Physicists have just achieved the world’s first controlled production of anti-hydrogen atoms, the crucial first step towards precision studies of its properties.

This achievement has opened up the potential to cool, trap and study anti-atoms.

A team from the University of Wales – Swansea, led by Professor Michael Charlton, played a key role in this major breakthrough as part of an international consortium, ATHENA. The Swindon based Engineering and Physical Sciences Research Council provided funding for the Swansea team of £1.2M over the past 6 years.

“This is a milestone that has opened up new horizons, to enable scientists to study symmetry in nature and explore the fundamental laws of physics which govern the universe, said Prof Charlton. “We are also asking the related question ‘where has all the antimatter gone?’ Today our Universe appears to consist entirely of matter: but we know that equal amounts of matter and antimatter were created in the Big Bang.”
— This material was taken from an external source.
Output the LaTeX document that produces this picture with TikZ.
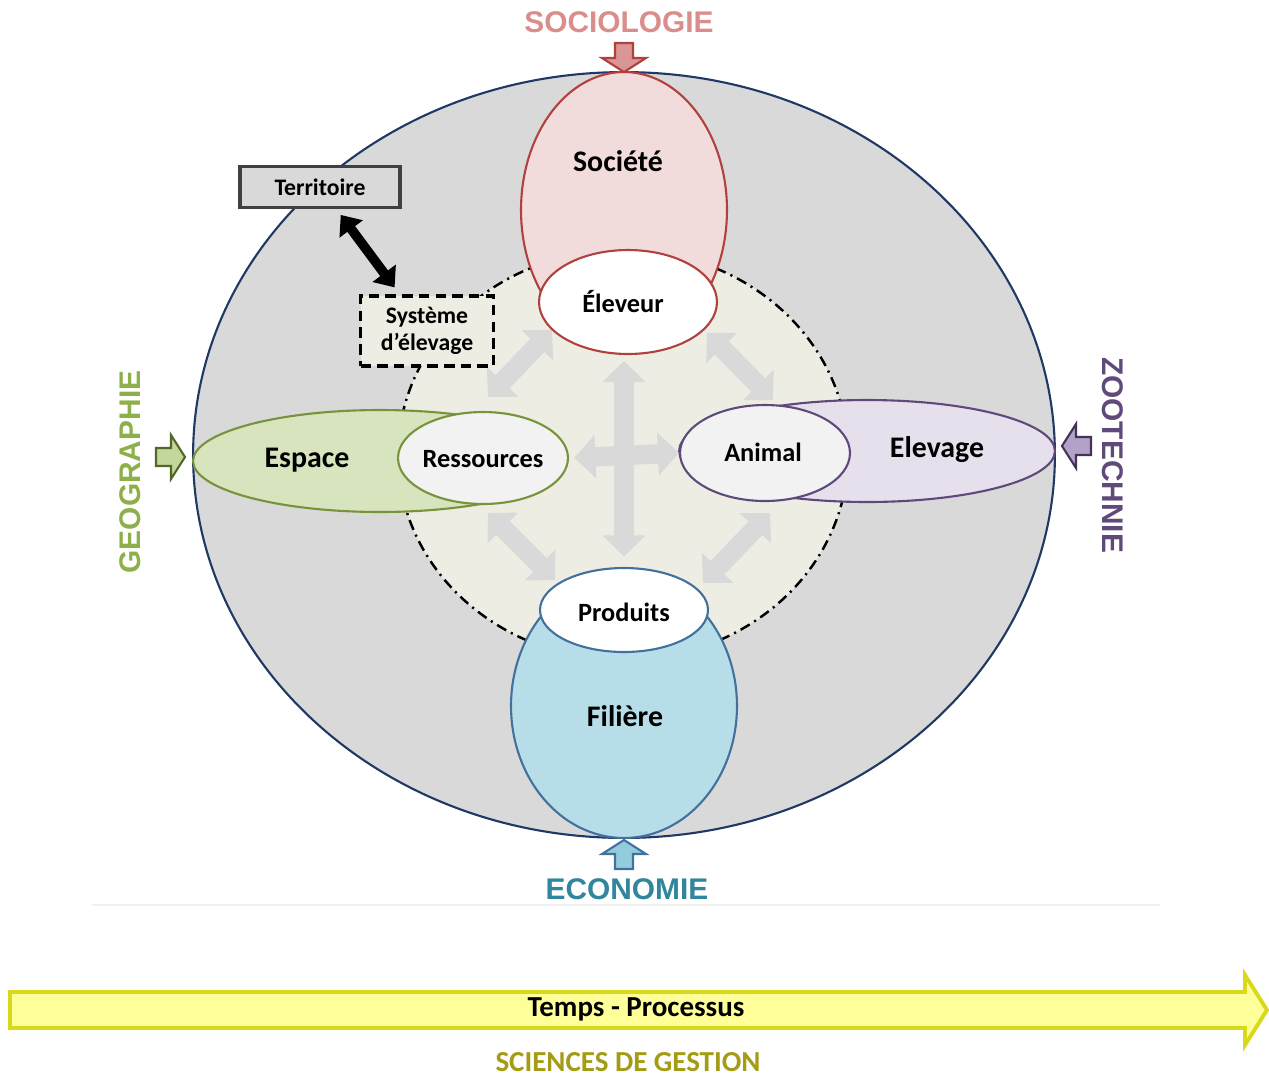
\documentclass[tikz,border=0pt]{standalone}
\usepackage{fontspec}
\setmainfont{Carlito}
\newfontfamily\arialfont{Liberation Sans}
\usetikzlibrary{shapes.geometric,arrows.meta}

\definecolor{outerfill}{HTML}{D9D9D9}
\definecolor{outerline}{HTML}{1F3864}
\definecolor{innerfill}{HTML}{EEEDE3}
\definecolor{arrowgray}{HTML}{D9D9D9}
\definecolor{socline}{HTML}{B0413E}
\definecolor{socfill}{HTML}{F2DCDB}
\definecolor{socarrow}{HTML}{D99694}
\definecolor{soctext}{HTML}{D98E8C}
\definecolor{ecoline}{HTML}{41719C}
\definecolor{ecofill}{HTML}{B7DEE8}
\definecolor{ecoarrow}{HTML}{93CDDD}
\definecolor{ecotext}{HTML}{31859C}
\definecolor{geoline}{HTML}{77933C}
\definecolor{geofill}{HTML}{D7E4BD}
\definecolor{geoarrow}{HTML}{C3D69B}
\definecolor{geotext}{HTML}{8DB04B}
\definecolor{zooline}{HTML}{5F497A}
\definecolor{zoofill}{HTML}{E6E0EC}
\definecolor{zooarrow}{HTML}{B3A2C7}
\definecolor{zootext}{HTML}{604A7B}
\definecolor{lightin}{HTML}{F2F2F2}
\definecolor{tempsfill}{HTML}{FFFF99}
\definecolor{tempsline}{HTML}{D9D91C}
\definecolor{gestiontext}{HTML}{A39C14}

\tikzset{
  zone/.style={ellipse,draw,line width=1.2pt,inner sep=0pt},
  bigtxt/.style={font=\bfseries\fontsize{17}{20}\selectfont},
  smalltxt/.style={font=\bfseries\fontsize{15}{18}\selectfont},
  boxtxt/.style={font=\bfseries\fontsize{13.5}{15.5}\selectfont},
  disctxt/.style={font=\arialfont\bfseries\fontsize{17}{20}\selectfont},
  grayarrow/.style={draw=arrowgray,line width=11pt,
    {Triangle[width=24pt,length=12pt]}-{Triangle[width=24pt,length=12pt]}},
  discarrow/.pic={
    \draw[pic actions,line width=1.2pt] (0,0) -- (-14,-22) -- (-14,-9) -- (-29,-9)
      -- (-29,9) -- (-14,9) -- (-14,22) -- cycle;
  }
}

\begin{document}
\begin{tikzpicture}[x=0.02cm,y=-0.02cm]
\useasboundingbox (0,0) rectangle (1269,1080);

%draw big ellipse and inner system
    \node[zone,draw=outerline,fill=outerfill,minimum width=17.24cm,minimum height=15.32cm] (monde) at (624,455) {};
    \node[ellipse,draw,fill=innerfill,line width=1.4pt,dash pattern=on 6pt off 3pt on 1.2pt off 3pt,
      minimum width=9cm,minimum height=8.2cm,inner sep=0pt] (coeur) at (623,455) {};

%draw gray arrows
    \foreach \n/\x/\y in {nwa/488/397, nwb/552/330, nea/707/333, neb/773/400,
                          swa/488/513, swb/555/580, sea/770/513, seb/703/583}
    \coordinate (\n) at (\x,\y);
    \draw[grayarrow] (nwa) -- (nwb);
    \draw[grayarrow] (nea) -- (neb);
    \draw[grayarrow] (swa) -- (swb);
    \draw[grayarrow] (sea) -- (seb);

%draw the four poles
    \node[zone,draw=socline,fill=socfill,minimum width=4.12cm,minimum height=5.52cm] (societe) at (624,210) {};
    \node[zone,draw=socline,fill=white,minimum width=3.56cm,minimum height=2.08cm] (eleveur) at (628,302) {};
    \node[zone,draw=ecoline,fill=ecofill,minimum width=4.52cm,minimum height=5.28cm] (filiere) at (624,706) {};
    \node[zone,draw=ecoline,fill=white,minimum width=3.36cm,minimum height=1.68cm] (produits) at (624,610) {};
    \node[zone,draw=geoline,fill=geofill,minimum width=7.48cm,minimum height=2.04cm] (espace) at (380,461) {};
    \node[zone,draw=geoline,fill=lightin,minimum width=3.4cm,minimum height=1.84cm] (ressources) at (483,458) {};
    \node[zone,draw=zooline,fill=zoofill,minimum width=7.52cm,minimum height=2.04cm] (elevage) at (867,451) {};
    \node[zone,draw=zooline,fill=lightin,minimum width=3.4cm,minimum height=1.92cm] (animal) at (765,453) {};

    \draw[grayarrow,shorten <=3pt] (ressources.east) -- (animal.west);
    \draw[grayarrow,shorten <=3.4pt,shorten >=6pt] (produits.north |- eleveur.south) -- (produits.north);

%draw the texts of the poles
    \node[bigtxt] (societetxt) at (618,161) {Société};
    \node[smalltxt] (eleveurtxt) at (623,302) {Éleveur};
    \node[bigtxt] (espacetxt) at (307,460) {Espace};
    \node[smalltxt] (ressourcestxt) at (483,459) {Ressources};
    \node[smalltxt] (animaltxt) at (763,452) {Animal};
    \node[bigtxt] (elevagetxt) at (937,450) {Elevage};
    \node[smalltxt] (produitstxt) at (624,612) {Produits};
    \node[bigtxt] (filieretxt) at (625,716) {Filière};

%draw territoire and systeme
    \node[draw=black!75,fill=outerfill,line width=2pt,minimum width=3.2cm,minimum height=0.82cm,
      boxtxt] (territoire) at (320,187) {Territoire};
    \node[draw=black,fill=innerfill,line width=1.8pt,dash pattern=on 6pt off 3.5pt,minimum width=2.66cm,
      minimum height=1.4cm,align=center,boxtxt] (systeme) at (427,331)
      {Système\\d'élevage};
    \draw[line width=5.5pt,{Triangle[width=16pt,length=10pt]}-{Triangle[width=16pt,length=10pt]},
      shorten <=4pt,shorten >=5pt] (territoire) -- (systeme);

%draw disciplines
    \pic[rotate=-90,fill=socarrow,draw=socline] at (624,72) {discarrow};
    \pic[rotate=0,fill=geoarrow,draw=geoline!70!black] at (185,457) {discarrow};
    \pic[rotate=180,fill=zooarrow,draw=zooline!70!black] at (1062,446) {discarrow};
    \pic[rotate=90,fill=ecoarrow,draw=ecoline] at (624,840) {discarrow};
    \node[disctxt,text=soctext] (socio) at (619,22) {SOCIOLOGIE};
    \node[disctxt,text=geotext,rotate=90] (geo) at (130,472) {GEOGRAPHIE};
    \node[disctxt,text=zootext,rotate=-90] (zoo) at (1113,455) {ZOOTECHNIE};
    \node[disctxt,text=ecotext] (eco) at (627,889) {ECONOMIE};

%draw time arrow
    \draw[black!6,line width=1.2pt] (92,905) -- (1160,905);
    \draw[fill=tempsfill,draw=tempsline,line width=2.2pt,line join=miter]
      (10,992) -- (1245,992) -- (1245,975) -- (1267,1010) -- (1245,1045) -- (1245,1028) -- (10,1028) -- cycle;
    \node[font=\bfseries\fontsize{16.5}{19}\selectfont] (temps) at (636,1009) {Temps - Processus};
    \node[font=\bfseries\fontsize{16.5}{19}\selectfont,text=gestiontext] (gestion) at (628,1062) {SCIENCES DE GESTION};

\end{tikzpicture}
\end{document}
The first step in producing anti-atoms is to confine positive and negative antiparticles in traps at very low temperature. Then they are slowly allowed to react in ultra-high vacuum, which is essential, as the antiparticles will annihilate when they meet normal matter. The result of the interaction is the first and simplest of anti-atoms, anti-hydrogen.

The breakthrough is timely as it coincides with the centenary of the birth of Paul Dirac, who first predicted in 1930, that every particle has an equivalent antiparticle. The British physicists at Swansea played a vital role in the project by making the trap for the positively charged antiparticles, known as positrons.

Professor Charlton acknowledges the support he has received for this research, “EPSRC took a chance in funding this highly speculative project in 1996. This acted as a catalyst, which persuaded other countries to contribute to the ATHENA consortium.”